Now you can have HDR enabled at all times to fix this problem, but then you are forced to use Variable Backlight at all times, and I've already encountered examples where it is unstable and causes flicker.
G-sync module didn't blow me away either. It does not flicker nearly as much as my 38UC99 with low framerates and during stutters/loading screens, but it is not entirely stable either and feels similarly sluggish around lower framerates like low 50s or lower. Almost unproportionally so, like if it was having some frame pacing issues below like 65 FPS. Generally not impressive at all, VRR quality increase from UC99, outside of random flicker that LG has, is basically none.
This is quite problematic because the only upgrade left is response time and refresh rate.
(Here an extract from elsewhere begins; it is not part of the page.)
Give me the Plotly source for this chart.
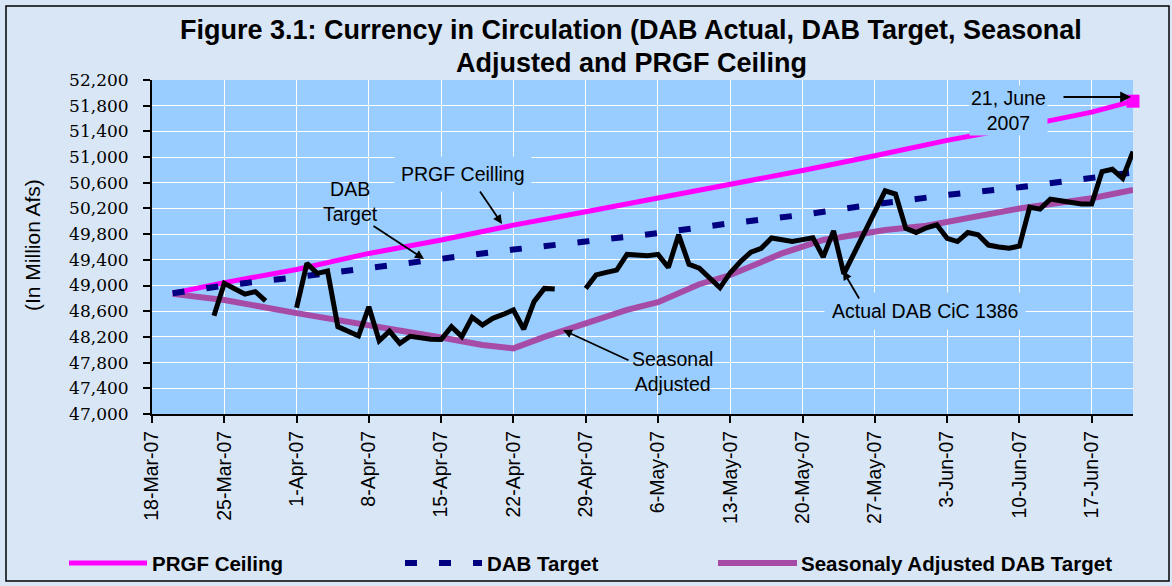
import plotly.graph_objects as go

# ---------------- data ----------------
tick_dates = ["2007-03-18", "2007-03-25", "2007-04-01", "2007-04-08", "2007-04-15",
              "2007-04-22", "2007-04-29", "2007-05-06", "2007-05-13", "2007-05-20",
              "2007-05-27", "2007-06-03", "2007-06-10", "2007-06-17"]
tick_labels = ["18-Mar-07", "25-Mar-07", "1-Apr-07", "8-Apr-07", "15-Apr-07",
               "22-Apr-07", "29-Apr-07", "6-May-07", "13-May-07", "20-May-07",
               "27-May-07", "3-Jun-07", "10-Jun-07", "17-Jun-07"]
y_ticks = [47000, 47400, 47800, 48200, 48600, 49000, 49400, 49800,
           50200, 50600, 51000, 51400, 51800, 52200]

prgf_dates = ["2007-03-20", "2007-03-25", "2007-04-01", "2007-04-08", "2007-04-15",
              "2007-04-22", "2007-04-29", "2007-05-06", "2007-05-13", "2007-05-20",
              "2007-05-27", "2007-06-03", "2007-06-10", "2007-06-17", "2007-06-21"]
prgf_vals = [48880, 49045, 49250, 49500, 49710, 49940, 50150, 50360, 50580, 50790,
             51020, 51260, 51470, 51700, 51870]

target_dates = prgf_dates
target_vals = [48880, 49000, 49130, 49280, 49415, 49560, 49685, 49815, 49970, 50100,
               50265, 50410, 50530, 50690, 50760]

seas_dates = ["2007-03-20", "2007-03-25", "2007-04-01", "2007-04-08", "2007-04-15",
              "2007-04-19", "2007-04-22", "2007-04-25", "2007-04-29", "2007-05-03",
              "2007-05-06", "2007-05-10", "2007-05-13", "2007-05-18", "2007-05-22",
              "2007-05-25", "2007-05-28", "2007-06-01", "2007-06-03", "2007-06-10",
              "2007-06-17", "2007-06-21"]
seas_vals = [48870, 48775, 48570, 48390, 48190, 48075, 48022, 48200, 48410, 48620,
             48740, 49020, 49164, 49500, 49709, 49787, 49865, 49930, 49990, 50200,
             50360, 50490]

actual_dates = [
    "2007-03-24", "2007-03-25", "2007-03-26", "2007-03-27", "2007-03-28", "2007-03-29",
    "2007-03-30", "2007-03-31", "2007-04-01", "2007-04-02", "2007-04-03", "2007-04-04",
    "2007-04-05", "2007-04-06", "2007-04-07", "2007-04-08", "2007-04-09", "2007-04-10",
    "2007-04-11", "2007-04-12", "2007-04-13", "2007-04-14", "2007-04-15", "2007-04-16",
    "2007-04-17", "2007-04-18", "2007-04-19", "2007-04-20", "2007-04-21", "2007-04-22",
    "2007-04-23", "2007-04-24", "2007-04-25", "2007-04-26", "2007-04-27", "2007-04-28",
    "2007-04-29", "2007-04-30", "2007-05-01", "2007-05-02", "2007-05-03", "2007-05-04",
    "2007-05-05", "2007-05-06", "2007-05-07", "2007-05-08", "2007-05-09", "2007-05-10",
    "2007-05-11", "2007-05-12", "2007-05-13", "2007-05-14", "2007-05-15", "2007-05-16",
    "2007-05-17", "2007-05-18", "2007-05-19", "2007-05-20", "2007-05-21", "2007-05-22",
    "2007-05-23", "2007-05-24", "2007-05-25", "2007-05-26", "2007-05-27", "2007-05-28",
    "2007-05-29", "2007-05-30", "2007-05-31", "2007-06-01", "2007-06-02", "2007-06-03",
    "2007-06-04", "2007-06-05", "2007-06-06", "2007-06-07", "2007-06-08", "2007-06-09",
    "2007-06-10", "2007-06-11", "2007-06-12", "2007-06-13", "2007-06-14", "2007-06-15",
    "2007-06-16", "2007-06-17", "2007-06-18", "2007-06-19", "2007-06-20", "2007-06-21"]
actual_vals = [
    48530, 49035, 48950, 48865, 48905, 48760,
    None, None, 48655, 49345, 49190, 49225,
    48360, 48290, 48215, 48670, 48140, 48290,
    48100, 48210, 48185, 48165, 48160, 48360,
    48205, 48505, 48385, 48490, 48550, 48620,
    48320, 48750, 48955, 48945, None, None,
    48955, 49165, 49205, 49240, 49485, 49475,
    49465, 49485, 49280, 49790, 49330, 49270,
    49120, 48965, 49200, 49375, 49520, 49580,
    49740, 49710, 49685, 49715, 49745, 49445,
    49850, 49180, 49510, 49830, 50150, 50475,
    50425, 49890, 49825, 49900, 49945, 49735,
    49685, 49825, 49790, 49630, 49600, 49580,
    49615, 50220, 50190, 50345, 50320, 50295,
    50270, 50270, 50775, 50810, 50670, 51085]

# ---------------- styling helpers ----------------
W, H = 1172, 586
L, R, T, B = 152, 1133, 80, 414
PW, PH = R - L, B - T


def px(x):
    return (x - L) / PW


def py(y):
    return (B - y) / PH


SANS = "Liberation Sans, Arial, sans-serif"
SERIF = "DejaVu Serif, Liberation Serif, serif"
PLOT_BG = "#99CCFF"
MAGENTA = "#FF00FF"
NAVY = "#000080"
PURPLE = "#A64CA6"
ANN_SIZE = 19.5
LEG_SIZE = 20.5

fig = go.Figure()
fig.add_trace(go.Scatter(x=seas_dates, y=seas_vals, mode="lines",
                         line=dict(color=PURPLE, width=6), name="Seasonaly Adjusted DAB Target"))
fig.add_trace(go.Scatter(x=prgf_dates, y=prgf_vals, mode="lines",
                         line=dict(color=MAGENTA, width=5), name="PRGF Ceiling"))
fig.add_trace(go.Scatter(x=[prgf_dates[-1]], y=[prgf_vals[-1]], mode="markers",
                         cliponaxis=False,
                         marker=dict(color=MAGENTA, symbol="square", size=13), name="end"))
fig.add_trace(go.Scatter(x=target_dates, y=target_vals, mode="lines",
                         line=dict(color=NAVY, width=6, dash="12px,22px"), name="DAB Target"))
fig.add_trace(go.Scatter(x=actual_dates, y=actual_vals, mode="lines", connectgaps=False,
                         line=dict(color="black", width=5), name="Actual DAB CiC 1386"))

annotations = []
shapes = []

# Titles
annotations.append(dict(xref="paper", yref="paper", x=px(631), y=py(30),
                        text="Figure 3.1: Currency in Circulation (DAB Actual, DAB Target, Seasonal",
                        showarrow=False, xanchor="center", yanchor="middle",
                        font=dict(family=SANS, size=27, color="black", weight="bold")))
annotations.append(dict(xref="paper", yref="paper", x=px(631), y=py(63),
                        text="Adjusted and PRGF Ceiling",
                        showarrow=False, xanchor="center", yanchor="middle",
                        font=dict(family=SANS, size=27, color="black", weight="bold")))
# Y title
annotations.append(dict(xref="paper", yref="paper", x=px(33), y=py(245),
                        text="(In Million Afs)", textangle=-90, showarrow=False,
                        xanchor="center", yanchor="middle",
                        font=dict(family=SANS, size=21, color="black")))


def label(cx, cy, text, bg=True, pad=4):
    d = dict(xref="paper", yref="paper", x=px(cx), y=py(cy), text=text, showarrow=False,
             xanchor="center", yanchor="middle", align="center", borderpad=pad,
             font=dict(family=SANS, size=ANN_SIZE, color="black"))
    if bg:
        d["bgcolor"] = PLOT_BG
    annotations.append(d)


def arrow(hx, hy, tx, ty, size=1.0):
    annotations.append(dict(xref="paper", yref="paper", x=px(hx), y=py(hy), text="",
                            showarrow=True, ax=tx - hx, ay=ty - hy, arrowhead=2,
                            arrowsize=size, arrowwidth=1.8, arrowcolor="black",
                            standoff=0, startstandoff=0))


label(1008, 110, "21, June<br>2007", pad=1)
arrow(1131, 97, 1062, 97, 1.2)
label(463, 174, "PRGF Ceilling", pad=6)
arrow(502, 224, 479, 190)
label(350, 201, "DAB<br>Target", bg=False)
arrow(424, 259, 372, 225)
label(672, 371, "Seasonal<br>Adjusted", bg=False)
arrow(563, 330, 630, 361)
label(925, 311, "Actual DAB CiC 1386", pad=7)
arrow(843, 271, 860, 300)

# Custom legend
ly = 563
shapes.append(dict(type="line", xref="paper", yref="paper", x0=px(69), x1=px(147),
                   y0=py(ly), y1=py(ly), line=dict(color=MAGENTA, width=5)))
annotations.append(dict(xref="paper", yref="paper", x=px(150), y=py(ly), text="PRGF Ceiling",
                        showarrow=False, xanchor="left", yanchor="middle",
                        font=dict(family=SANS, size=LEG_SIZE, color="black", weight="bold")))
shapes.append(dict(type="line", xref="paper", yref="paper", x0=px(405), x1=px(482),
                   y0=py(ly), y1=py(ly), line=dict(color=NAVY, width=6, dash="12px,22px")))
annotations.append(dict(xref="paper", yref="paper", x=px(485), y=py(ly), text="DAB Target",
                        showarrow=False, xanchor="left", yanchor="middle",
                        font=dict(family=SANS, size=LEG_SIZE, color="black", weight="bold")))
shapes.append(dict(type="line", xref="paper", yref="paper", x0=px(718), x1=px(797),
                   y0=py(ly), y1=py(ly), line=dict(color=PURPLE, width=6)))
annotations.append(dict(xref="paper", yref="paper", x=px(799), y=py(ly),
                        text="Seasonaly Adjusted DAB Target",
                        showarrow=False, xanchor="left", yanchor="middle",
                        font=dict(family=SANS, size=LEG_SIZE, color="black", weight="bold")))

# Outer border
shapes.append(dict(type="rect", xref="paper", yref="paper", x0=px(6), x1=px(1169),
                   y0=py(581), y1=py(6), line=dict(color="black", width=1.5)))

fig.update_layout(
    width=W, height=H,
    margin=dict(l=L, r=W - R, t=T, b=H - B, pad=0),
    paper_bgcolor="#D9E6F5",
    plot_bgcolor=PLOT_BG,
    showlegend=False,
    annotations=annotations,
    shapes=shapes,
    xaxis=dict(type="date", range=["2007-03-18", "2007-06-21"],
               tickmode="array", tickvals=tick_dates, ticktext=tick_labels,
               tickangle=-90, ticks="outside", ticklen=7, tickcolor="black", tickwidth=1.5,
               showline=True, linecolor="black", linewidth=2,
               showgrid=True, gridcolor="white", gridwidth=1, zeroline=False,
               tickfont=dict(family=SANS, size=19.5, color="black"), automargin=False),
    yaxis=dict(range=[47000, 52200], tickmode="array", tickvals=y_ticks,
               tickformat=",", ticks="outside", ticklen=7, tickcolor="black", tickwidth=1.5,
               showline=True, linecolor="black", linewidth=2,
               showgrid=True, gridcolor="white", gridwidth=1, zeroline=False,
               ticklabelstandoff=11,
               tickfont=dict(family=SERIF, size=17, color="black"), automargin=False),
)

fig.write_html("out.html", config={"displayModeBar": False},
               post_script="document.body.style.margin='0px';")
Refresh rate can basically be ignored since I typically push my games to the limits and 85 Hz of UC99 is not easily hit anyway. Response time difference is massive though. Even setting both to the same refresh rate, AW3821DW is way cleaner on UFO test and just dragging windows around to see how much they blur. The blur is way, way less AW. But that in itself doesn't really justify the upgrade for that kind of money, especially when the rest is quite seriously messed up.
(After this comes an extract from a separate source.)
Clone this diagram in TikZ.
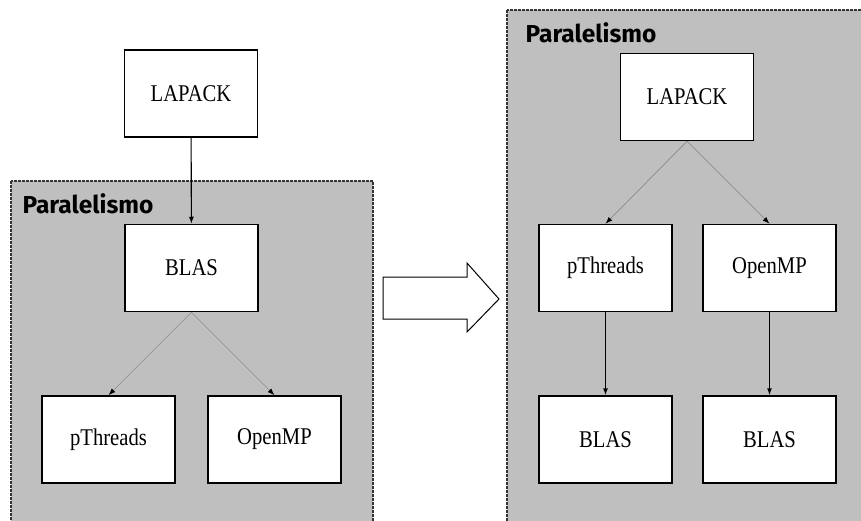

I will probably return it. It just doesn't deliver on the points that I expected it to, the points that were my reason for trying to upgrade.
That said, I wouldn't say that I don't recommend it. If you are running some older terrible screens like AW3418DW, various Acer X34 iterations or older LG gaming screens, not to even mention abominations like AUO's AMVA ultrawides, then this is way, waaaay better and you are definitely going to be satisfied with the difference. I am just coming from a different place and it didn't make enough of a difference to justify spending that kind of money. I wanted seamless VRR and at least usable HDR. VRR is still not seamless and HDR is terrible.